Он делает шаг, но медлит и оглядывается на Роланда. Лицо его мрачно и хмуро, но уже без болезненной бледности. Его больше уже не трясет, разве что иногда.

— Иногда ты меня абсолютно не понимаешь, да?

— Да, — шепчет стрелок. — Иногда — нет.

— Тогда я тебе разъясню. Есть люди, которым нужно быть нужными другим людям. Ты меня не понимаешь, потому что ты — не такой человек. Сначала ты мною воспользуешься, а потом выбросишь, как ненужный бумажный пакет, к тому все и идет. Ну и пошел ты подальше, дружище. Ты — натура достаточно тонкая, чтобы тебе из-за этого было больно, и все же — достаточно крепкая, чтобы идти напролом и использовать тех, кто рядом, если так будет нужно. Не из-за того, что ты такой мерзавец. Ты просто не сможешь иначе. Если я буду валяться тут на берегу и вопить о помощи, ты просто перешагнешь через меня, если я вдруг окажусь между тобой и твоей чертовой Башней. Я ведь правильно излагаю?
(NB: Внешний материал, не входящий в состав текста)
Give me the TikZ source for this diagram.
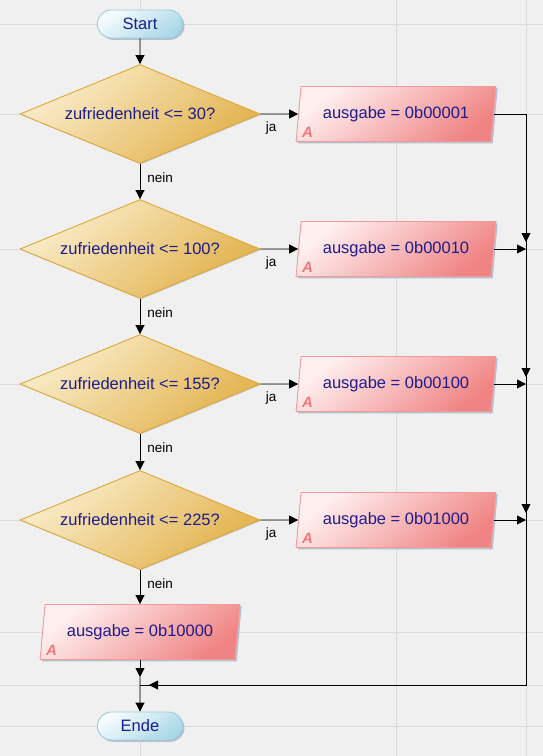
\documentclass[tikz,border=0pt]{standalone}
\usepackage{fontspec}
\setmainfont{Liberation Sans}
\usetikzlibrary{arrows.meta,positioning,shapes.geometric,shapes.misc,shadows}
\definecolor{bgcol}{HTML}{F0F0F0}
\definecolor{guidecol}{HTML}{DADADA}
\definecolor{txtcol}{HTML}{1C1C8C}
\definecolor{decA}{HTML}{FAEDCB}
\definecolor{decB}{HTML}{E2B24C}
\definecolor{decL}{HTML}{DFA838}
\definecolor{outA}{HTML}{FFF0F0}
\definecolor{outM}{HTML}{F7BCBC}
\definecolor{outB}{HTML}{F08484}
\definecolor{outL}{HTML}{F29A9A}
\definecolor{endA}{HTML}{F6FCFE}
\definecolor{endB}{HTML}{A9D8E6}
\definecolor{endL}{HTML}{9ECBDB}
\definecolor{shadecol}{HTML}{A8B4C8}
\definecolor{markcol}{HTML}{F07878}

\begin{document}
\begin{tikzpicture}[x=1pt,y=-1pt,node distance=135pt,on grid,
   font=\fontsize{16.5}{19}\selectfont,
   >={Triangle[length=9pt,width=9pt]},line width=0.9pt,
   myshadow/.style={drop shadow={shadow xshift=1.8pt,shadow yshift=-1.8pt,fill=shadecol,opacity=0.8}},
   term/.style={rounded rectangle,minimum width=92pt,minimum height=28pt,draw=endL,
      top color=endA,bottom color=endB,shading angle=35,text=txtcol,myshadow},
   decision/.style={diamond,aspect=2.42,minimum width=240pt,minimum height=99pt,inner sep=0pt,
      draw=decL,top color=decA,bottom color=decB,shading angle=40,text=txtcol,
      drop shadow={shadow xshift=1pt,shadow yshift=-1pt,fill=shadecol,opacity=0.6}},
   output/.style={trapezium,trapezium left angle=76,trapezium right angle=104,trapezium stretches=true,
      minimum width=200pt,minimum height=55pt,inner sep=0pt,draw=outL,
      top color=outA,middle color=outM,bottom color=outB,shading angle=40,text=txtcol,myshadow},
   amark/.style={font=\fontsize{15}{15}\selectfont\bfseries\itshape,text=markcol,inner sep=0pt},
   lab/.style={font=\fontsize{13.5}{15}\selectfont,text=black,inner sep=0pt}]
   % background and guide lines
   \fill[bgcol] (0,0) rectangle (543,756);
   \useasboundingbox (0,0) rectangle (543,756);
   \foreach \gy in {24,114,249,384,520,632,685,726}
      \draw[guidecol,line width=0.8pt] (0,\gy) -- (543,\gy);
   \foreach \gx in {140,396,526}
      \draw[guidecol,line width=0.8pt] (\gx,0) -- (\gx,756);

   \node[decision] (d1) at (140,114) {zufriedenheit <= 30?};
   \node[term] (start) [above=90pt of d1] {Start};
   \node[decision] (d2) [below=of d1] {zufriedenheit <= 100?};
   \node[decision] (d3) [below=of d2] {zufriedenheit <= 155?};
   \node[decision] (d4) [below=136pt of d3] {zufriedenheit <= 225?};
   \node[output] (b1) [right=256pt of d1] {ausgabe = 0b00001};
   \node[output] (b2) [right=256pt of d2] {ausgabe = 0b00010};
   \node[output] (b3) [right=256pt of d3] {ausgabe = 0b00100};
   \node[output] (b4) [right=256pt of d4] {ausgabe = 0b01000};
   \node[output] (b5) [below=112pt of d4] {ausgabe = 0b10000};
   \node[term] (ende) [below=94pt of b5] {Ende};

   \node[amark] (a1) at ([shift={(12pt,10pt)}]b1.bottom left corner) {A};
   \node[amark] (a2) at ([shift={(12pt,10pt)}]b2.bottom left corner) {A};
   \node[amark] (a3) at ([shift={(12pt,10pt)}]b3.bottom left corner) {A};
   \node[amark] (a4) at ([shift={(12pt,10pt)}]b4.bottom left corner) {A};
   \node[amark] (a5) at ([shift={(12pt,10pt)}]b5.bottom left corner) {A};

   \node[lab,anchor=north west] (ja1) at ([shift={(5pt,-7pt)}]d1.east) {ja};
   \node[lab,anchor=north west] (ja2) at ([shift={(5pt,-7pt)}]d2.east) {ja};
   \node[lab,anchor=north west] (ja3) at ([shift={(5pt,-7pt)}]d3.east) {ja};
   \node[lab,anchor=north west] (ja4) at ([shift={(5pt,-7pt)}]d4.east) {ja};
   \node[lab,anchor=west] (nein1) at ([shift={(7pt,-14pt)}]d1.south) {nein};
   \node[lab,anchor=west] (nein2) at ([shift={(7pt,-14pt)}]d2.south) {nein};
   \node[lab,anchor=west] (nein3) at ([shift={(7pt,-14pt)}]d3.south) {nein};
   \node[lab,anchor=west] (nein4) at ([shift={(7pt,-14pt)}]d4.south) {nein};

   \coordinate (m) at (140,685);
   \coordinate (r5) at (526,685);
   \coordinate (r1) at (b1.east -| r5);
   \coordinate (r2) at (b2.east -| r5);
   \coordinate (r3) at (b3.east -| r5);
   \coordinate (r4) at (b4.east -| r5);

    \path[->]
    (start) edge (d1)
    (d1) edge (d2)
         edge (b1.west)
    (d2) edge (d3)
         edge (b2.west)
    (d3) edge (d4)
         edge (b3.west)
    (d4) edge (b5)
         edge (b4.west)
    (b2.east) edge (r2)
    (b3.east) edge (r3)
    (b4.east) edge (r4)
    (r1) edge ([yshift=7pt]r2)
    (r2) edge ([yshift=7pt]r3)
    (r3) edge ([yshift=7pt]r4)
    (b5) edge ([yshift=8pt]m)
    ([yshift=8pt]m) edge (ende)
    (r5) edge ([xshift=9pt]m);
    \draw (b1.east) -- (r1) -- (r5) -- (m);
\end{tikzpicture}
\end{document}
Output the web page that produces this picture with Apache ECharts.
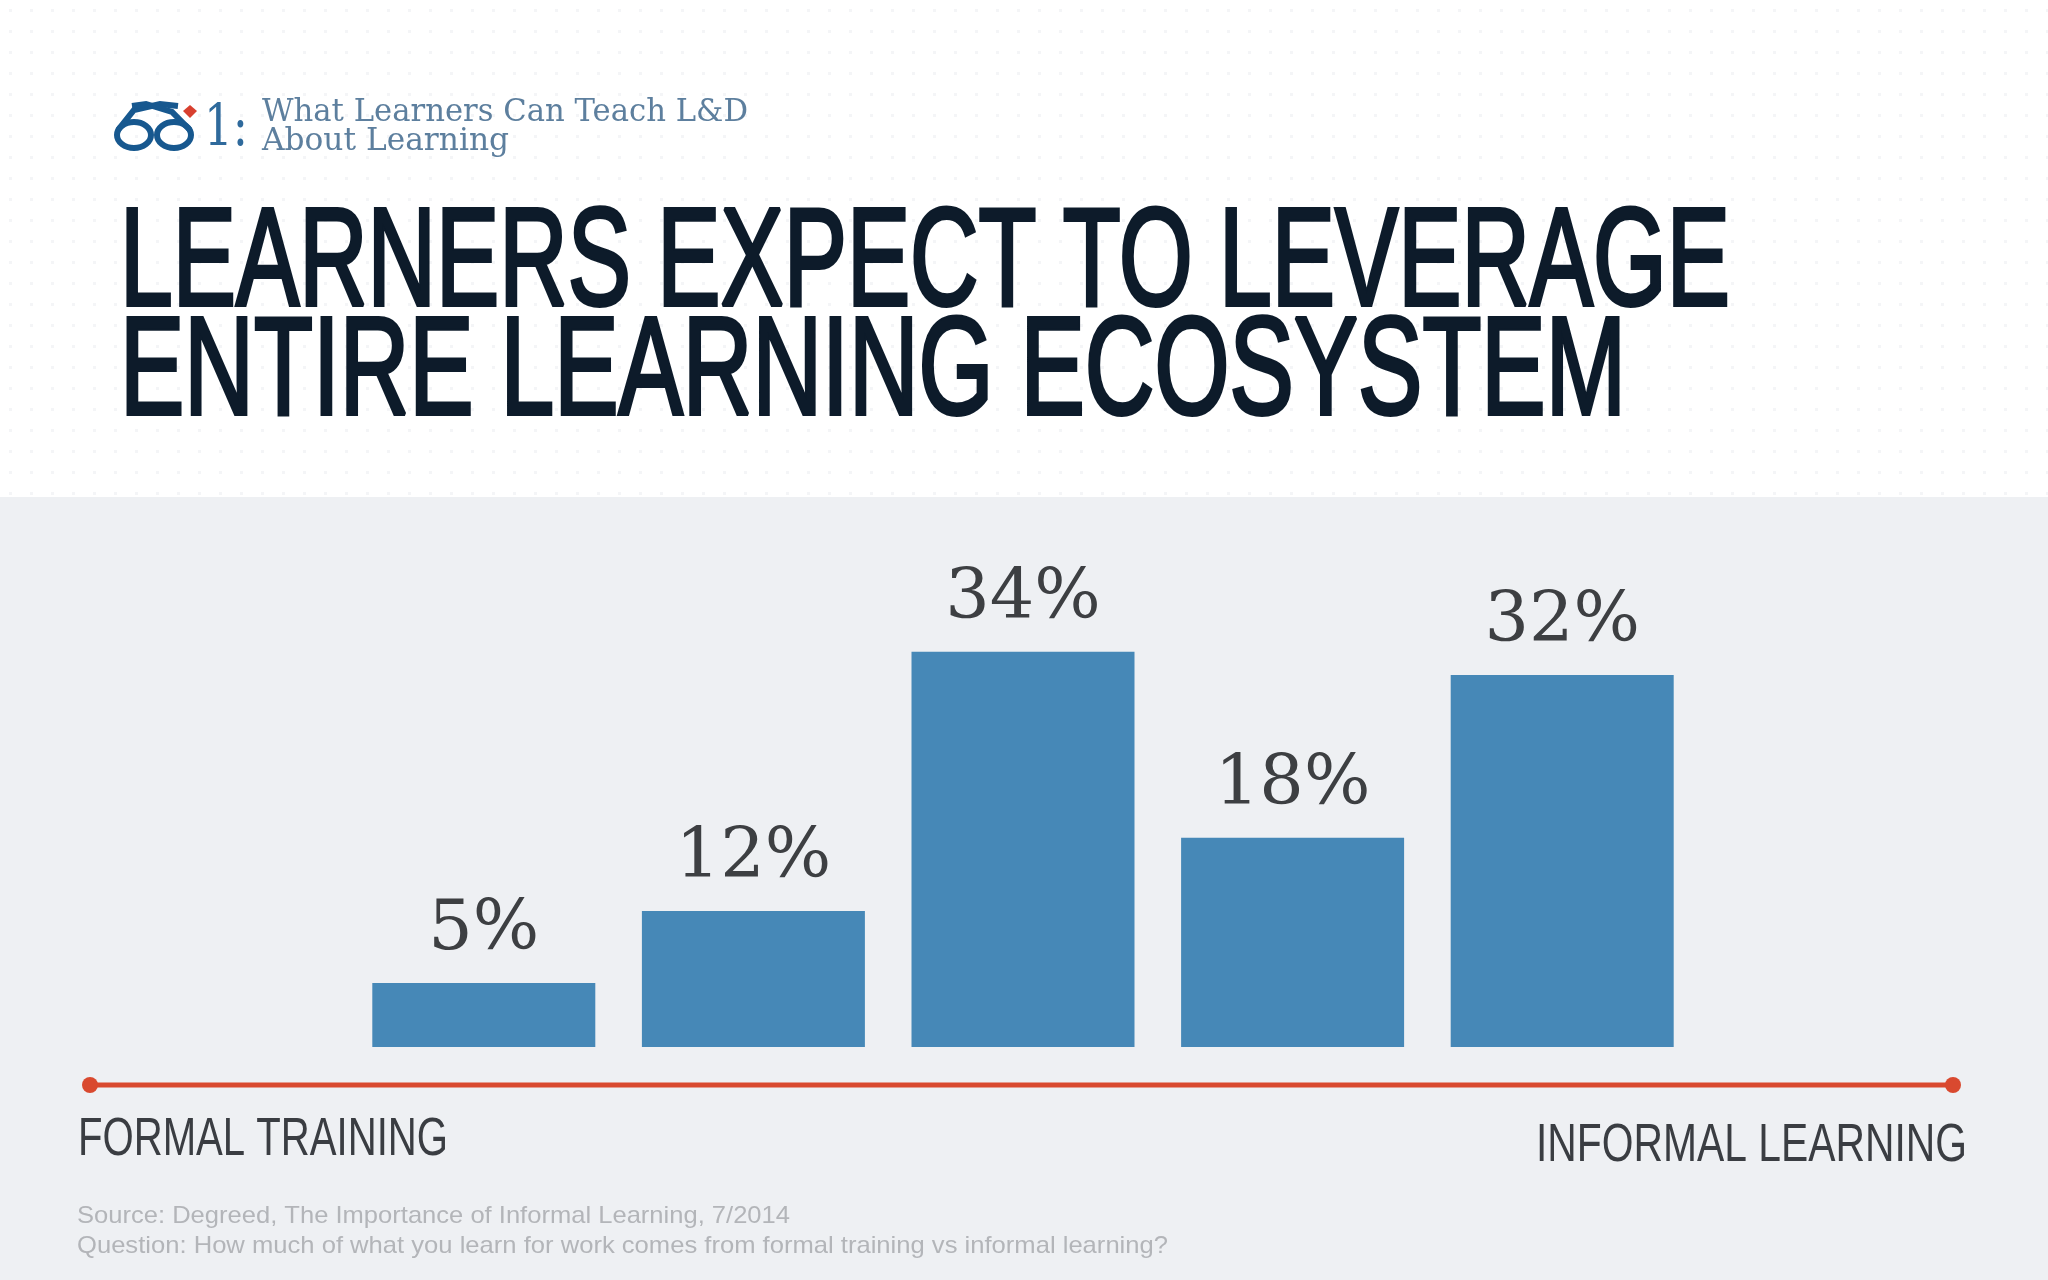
<!DOCTYPE html>
<html>
<head>
<meta charset="utf-8">
<style>
  html, body { margin: 0; padding: 0; background: #fff; }
  #chart { width: 2048px; height: 1280px; }
</style>
<script src="https://cdn.jsdelivr.net/npm/echarts@6/dist/echarts.min.js"></script>
</head>
<body>
<div id="chart"></div>
<script>
const categories = ['Level 1', 'Level 2', 'Level 3', 'Level 4', 'Level 5']
// printed percentages, and the bar lengths as measured on the picture
const shareLabels = [5, 12, 34, 18, 32]
const barLengths = [5.5, 11.7, 34, 18, 32]
const titleLines = ['LEARNERS EXPECT TO LEVERAGE', 'ENTIRE LEARNING ECOSYSTEM']
const headerLines = ['What Learners Can Teach L&D', 'About Learning']
const sourceLines = [
  'Source: Degreed, The Importance of Informal Learning, 7/2014',
  'Question: How much of what you learn for work comes from formal training vs informal learning?',
]

const chart = echarts.init(document.getElementById('chart'))

const blue = '#17588f'
const red = '#d9492f'
const ink = '#0d1b2a'
const sans = '"Liberation Sans", sans-serif'
const serif = '"DejaVu Serif", serif'

// no condensed font is installed, so squeeze the text to the width it has in the picture
const measure = document.createElement('canvas').getContext('2d')
const fitText = (text, font, x, y, width, fill, extraStyle) => {
  measure.font = font
  return {
    type: 'text',
    x,
    y,
    scaleX: width / measure.measureText(text).width,
    style: { text, font, fill, ...extraStyle },
  }
}

// faint dot pattern behind the heading
const dots = document.createElement('canvas')
dots.width = 21
dots.height = 21
const dotCtx = dots.getContext('2d')
dotCtx.fillStyle = '#f4f5f7'
dotCtx.fillRect(9, 9, 3, 3)

const titleStroke = { stroke: ink, lineWidth: 4 }

const option = {
  animation: false,
  backgroundColor: '#ffffff',
  grid: { left: 349, right: 351, top: 582, bottom: 233 },
  xAxis: {
    type: 'category',
    data: categories,
    show: false,
  },
  yAxis: {
    type: 'value',
    min: 0,
    max: 40,
    show: false,
  },
  series: [
    {
      type: 'bar',
      data: barLengths,
      barWidth: 223,
      z: 5,
      itemStyle: { color: '#4688b7' },
      label: {
        show: true,
        position: 'top',
        distance: 17,
        formatter: (p) => shareLabels[p.dataIndex] + '%',
        fontFamily: serif,
        fontSize: 70,
        letterSpacing: -2,
        color: '#3d3f42',
      },
    },
  ],
  graphic: [
    { type: 'rect', z: -11, shape: { x: 0, y: 0, width: 2048, height: 497 }, style: { fill: { image: dots, repeat: 'repeat' } } },
    { type: 'rect', z: -10, shape: { x: 0, y: 497, width: 2048, height: 783 }, style: { fill: '#eef0f3' } },
    // header logo
    { type: 'ellipse', shape: { cx: 134, cy: 135, rx: 17, ry: 13 }, style: { fill: 'none', stroke: blue, lineWidth: 6 } },
    { type: 'ellipse', shape: { cx: 174, cy: 135, rx: 17, ry: 13 }, style: { fill: 'none', stroke: blue, lineWidth: 6 } },
    { type: 'polyline', shape: { points: [[118, 130], [134, 110], [160, 104], [178, 106]] }, style: { fill: 'none', stroke: blue, lineWidth: 6 } },
    { type: 'polyline', shape: { points: [[190, 130], [172, 112], [146, 104], [132, 106]] }, style: { fill: 'none', stroke: blue, lineWidth: 6 } },
    { type: 'polygon', shape: { points: [[190, 105], [197, 111], [190, 118], [183, 111]] }, style: { fill: '#d8402f' } },
    fitText('1:', '58px ' + serif, 204, 101, 44, '#2f6a9c'),
    fitText(headerLines[0], '31px ' + serif, 262, 97, 486, '#5d7f9e'),
    fitText(headerLines[1], '31px ' + serif, 262, 126, 247, '#5d7f9e'),
    // title
    fitText(titleLines[0], '140px ' + sans, 120, 196, 1610, ink, titleStroke),
    fitText(titleLines[1], '140px ' + sans, 120, 305, 1506, ink, titleStroke),
    // formal to informal scale
    { type: 'line', shape: { x1: 90, y1: 1085, x2: 1953, y2: 1085 }, style: { stroke: red, lineWidth: 5 } },
    { type: 'circle', shape: { cx: 90, cy: 1085, r: 8 }, style: { fill: red } },
    { type: 'circle', shape: { cx: 1953, cy: 1085, r: 8 }, style: { fill: red } },
    fitText('FORMAL TRAINING', '54px ' + sans, 78, 1113, 370, '#3a3d42'),
    fitText('INFORMAL LEARNING', '54px ' + sans, 1536, 1119, 431, '#3a3d42'),
    // source
    fitText(sourceLines[0], '24px ' + sans, 77, 1204, 713, '#b3b5b9'),
    fitText(sourceLines[1], '24px ' + sans, 77, 1234, 1091, '#b3b5b9'),
  ],
}

chart.setOption(option)
</script>
</body>
</html>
Стрелок молчит и только смотрит на Эдди.

— Но не все люди такие. Есть люди, которым нужно, чтобы они были нужны другим. Как в той песне Барбары Стрейзанд. Банально, быть может, но верно. Просто еще один способ зависнуть на кайфе.

Эдди пристально смотрит на Роланда.

— Но, уж если на то пошло, ты у нас чистенький, правда?

Роланд молча глядит на Эдди.

— Если не считать Башни. — Эдди издает короткий смешок. — Ты наркоман, Роланд. Твой наркотик — Башня.

— Какая это была война? — шепчет Роланд.

— Что?

— На какой войне тебе отстрелили твое чувство благородства и чести?